Rising inequality between regions will only make it more difficult for the government to eliminate poverty in all its forms.

Of Indonesia’s 34 provinces, 14 experienced negative progress in reducing its standing in the poverty gap index ( P1 ) in rural areas in the period of March to September 2018. Meanwhile, only six provinces saw a P1 increase in urban areas in the same period, according to Statistics Indonesia (BPS).

Both inequality and poverty are aggravated not only by the wealth gap between the rich and the poor, spending levels and other economic factors, but also geographical conditions. It is striking how much attention is given to reducing the poverty level and the Gini ratio, but less attention is given to geography. Denial does not eliminate responsibility, nor does it negate obligations.

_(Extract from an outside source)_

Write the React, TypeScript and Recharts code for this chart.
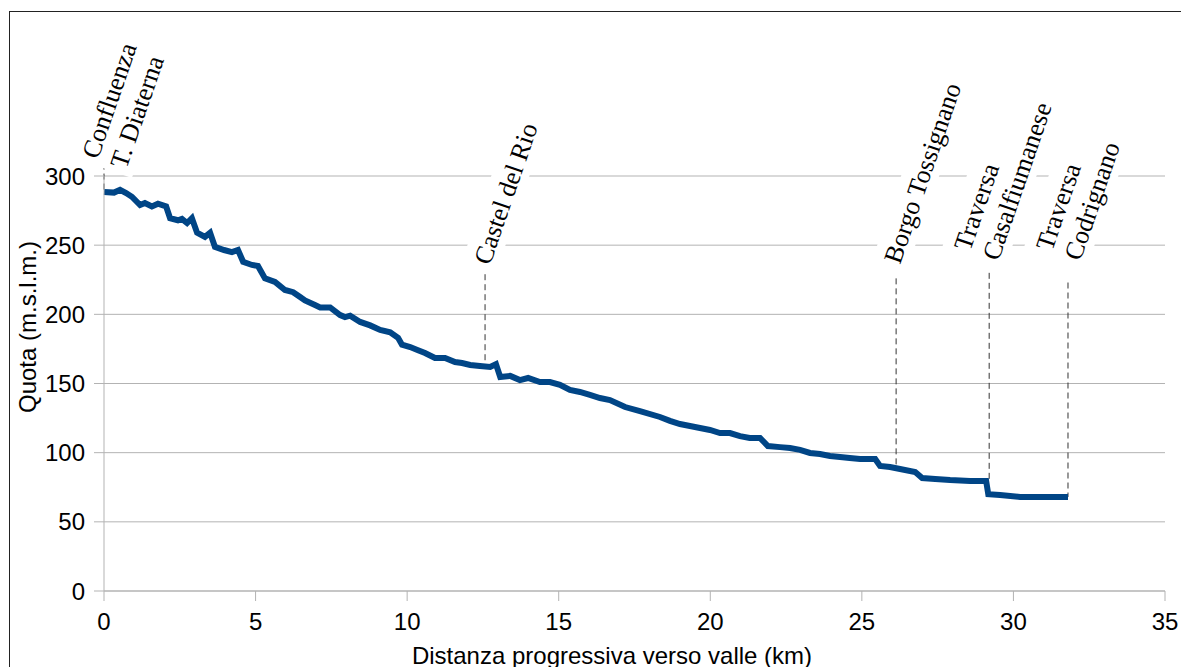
import React from "react";
import {
  LineChart,
  Line,
  XAxis,
  YAxis,
  CartesianGrid,
  ReferenceLine,
  ReferenceDot,
} from "recharts";

// profilo longitudinale: distanza (km) e quota (m s.l.m.)
const DISTANZA_KM = [
  0, 0.33, 0.53, 0.73, 0.92, 1.19, 1.35, 1.58, 1.78, 2.05, 2.18, 2.44, 2.57, 2.74, 2.9,
  3.07, 3.33, 3.5, 3.66, 3.96, 4.22, 4.42, 4.59, 4.88, 5.08, 5.31, 5.64, 5.97, 6.24, 6.47,
  6.63, 6.96, 7.13, 7.46, 7.79, 7.95, 8.12, 8.45, 8.78, 9.11, 9.44, 9.7, 9.83, 10.1, 10.36,
  10.59, 10.92, 11.25, 11.58, 11.81, 12.08, 12.4, 12.74, 12.93, 13.07, 13.4, 13.72, 13.99,
  14.38, 14.71, 15.04, 15.37, 15.7, 16.03, 16.36, 16.69, 17.19, 17.68, 18.34, 18.67, 19.0,
  19.33, 19.66, 19.99, 20.32, 20.65, 20.98, 21.3, 21.64, 21.9, 22.3, 22.63, 22.96, 23.29,
  23.62, 23.95, 24.28, 24.6, 24.94, 25.44, 25.6, 25.93, 26.26, 26.76, 26.99, 27.42, 27.91,
  28.57, 29.1, 29.17, 29.56, 30.22, 30.88, 31.8,
];
const QUOTA = [
  288.4, 288, 290, 287.7, 285, 279, 280.5, 278, 280, 278, 269.5, 268, 269, 266, 269.5,
  259, 256, 259, 248.7, 246.5, 245, 246.5, 238, 235.7, 235, 226, 223.4, 217.6, 216, 212.5,
  210, 206.7, 205, 205, 199.5, 198, 199, 194.5, 192, 188.7, 187, 183, 178, 176.4, 174,
  172, 168.4, 168.4, 165.5, 164.8, 163.4, 162.7, 162, 164, 154.7, 155.5, 152.5, 154,
  151, 151, 149, 145.3, 143.9, 141.7, 139.5, 138, 133, 130, 125.8, 123, 120.7,
  119.3, 117.8, 116.4, 114.2, 114.2, 112, 110.6, 110.6, 104.8, 104, 103.4, 102, 99.8,
  99, 97.6, 96.9, 96.1, 95.4, 95.4, 90.4, 89.6, 88.2, 86, 81.7, 81, 80.2,
  79.5, 79.5, 70, 69.4, 68, 68, 68,
];

const X_TICKS = [0, 5, 10, 15, 20, 25, 30, 35];
const Y_TICKS = [0, 50, 100, 150, 200, 250, 300];

// località lungo il profilo
const LUOGHI = [
  ["Confluenza", "T. Diaterna"],
  ["Castel del Rio"],
  ["Borgo Tossignano"],
  ["Traversa", "Casalfiumanese"],
  ["Traversa", "Codrignano"],
];
const LUOGHI_KM = [0, 12.57, 26.13, 29.2, 31.8];
const LINEA_DA = [309, 229, 226, 230, 223];
const LINEA_A = [289, 162.7, 90, 79.5, 68];
const ETICHETTA_KM = [-0.2, 12.73, 26.26, 28.57, 31.27];
const ETICHETTA_QUOTA = [311.6, 235, 235.7, 245, 245];

const data = DISTANZA_KM.map((km, i) => ({ km, quota: QUOTA[i] }));

const LINE_COLOR = "#004586";
const GRID_COLOR = "#b3b3b3";
const SANS = "'Liberation Sans', Arial, sans-serif";
const SERIF = "'Liberation Serif', 'Times New Roman', serif";
const LABEL_SIZE = 26;
const LABEL_LINE = 30;
const LABEL_ANGLE = -71;

function makeLabel(lines: string[]) {
  return (props: any) => {
    const { cx, cy } = props;
    const w = Math.max(...lines.map((l) => l.length)) * LABEL_SIZE * 0.48;
    return (
      <g transform={`translate(${cx},${cy}) rotate(${LABEL_ANGLE})`}>
        <rect
          x={-6}
          y={-LABEL_SIZE - 2}
          width={w + 12}
          height={(lines.length - 1) * LABEL_LINE + LABEL_SIZE + 10}
          fill="#fff"
        />
        {lines.map((l, i) => (
          <text
            key={i}
            x={0}
            y={i * LABEL_LINE}
            fontFamily={SERIF}
            fontSize={LABEL_SIZE}
            fill="#000"
          >
            {l}
          </text>
        ))}
      </g>
    );
  };
}

function YTitle(props: any) {
  const { viewBox } = props;
  const x = viewBox.x + 27;
  const y = viewBox.y + 151;
  return (
    <text
      x={x}
      y={y}
      transform={`rotate(-90, ${x}, ${y})`}
      textAnchor="middle"
      dominantBaseline="central"
      fontFamily={SANS}
      fontSize={24}
      fill="#000"
    >
      Quota (m.s.l.m.)
    </text>
  );
}

function XTitle(props: any) {
  const { viewBox } = props;
  return (
    <text
      x={viewBox.x + 508}
      y={viewBox.y + 64}
      textAnchor="middle"
      dominantBaseline="central"
      fontFamily={SANS}
      fontSize={24}
      fill="#000"
    >
      Distanza progressiva verso valle (km)
    </text>
  );
}

export default function App() {
  return (
    <div style={{ position: "absolute", left: 0, top: 0, width: 1181, height: 667, background: "#fff", overflow: "hidden" }}>
      <div
        style={{
          position: "absolute",
          left: 9,
          top: 11,
          width: 1200,
          height: 700,
          borderLeft: "1px solid #222",
          borderTop: "1px solid #222",
        }}
      />
      <div style={{ position: "absolute", left: 0, top: 0 }}>
        <LineChart
          width={1181}
          height={667}
          data={data}
          margin={{ top: 176, right: 16, bottom: 0, left: 0 }}
        >
          <CartesianGrid vertical={false} stroke={GRID_COLOR} horizontalValues={Y_TICKS} />
          <XAxis
            type="number"
            dataKey="km"
            domain={[0, 35]}
            ticks={X_TICKS}
            height={76}
            stroke={GRID_COLOR}
            tickSize={10}
            tickMargin={12}
            tick={{ fill: "#000", fontSize: 24, fontFamily: SANS }}
            label={<XTitle />}
          />
          <YAxis
            type="number"
            domain={[0, 300]}
            ticks={Y_TICKS}
            width={104}
            stroke={GRID_COLOR}
            tickSize={10}
            tickMargin={9}
            tick={{ fill: "#000", fontSize: 24, fontFamily: SANS }}
            label={<YTitle />}
          />
          {LUOGHI.map((lines, i) => (
            <ReferenceDot
              key={"l" + i}
              x={ETICHETTA_KM[i]}
              y={ETICHETTA_QUOTA[i]}
              ifOverflow="visible"
              shape={makeLabel(lines)}
            />
          ))}
          {LUOGHI_KM.map((km, i) => (
            <ReferenceLine
              key={"r" + i}
              segment={[
                { x: km, y: LINEA_DA[i] },
                { x: km, y: LINEA_A[i] },
              ]}
              ifOverflow="visible"
              stroke="#333"
              strokeWidth={1}
              strokeDasharray="6 4"
            />
          ))}
          <Line
            type="linear"
            dataKey="quota"
            stroke={LINE_COLOR}
            strokeWidth={6}
            dot={false}
            isAnimationActive={false}
          />
        </LineChart>
      </div>
    </div>
  );
}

The risk of relative poverty in rural areas is almost double that of the risk in urban areas (13.1 and 6.89 percent respectively), BPS data in September 2018 revealed. This indicates that there are two different types of geographic areas where poverty issues differ.

Take for instance Jakarta and Gorontalo in Sulawesi.

Jakarta prides itself on being a megapolitan province with rising urbanization. Meanwhile, more than two-thirds of Gorontalo’s population still live in rural areas. Therefore, it is not a surprise that its rural poverty (23.86 percent) is higher than its urban poverty (4.45 percent).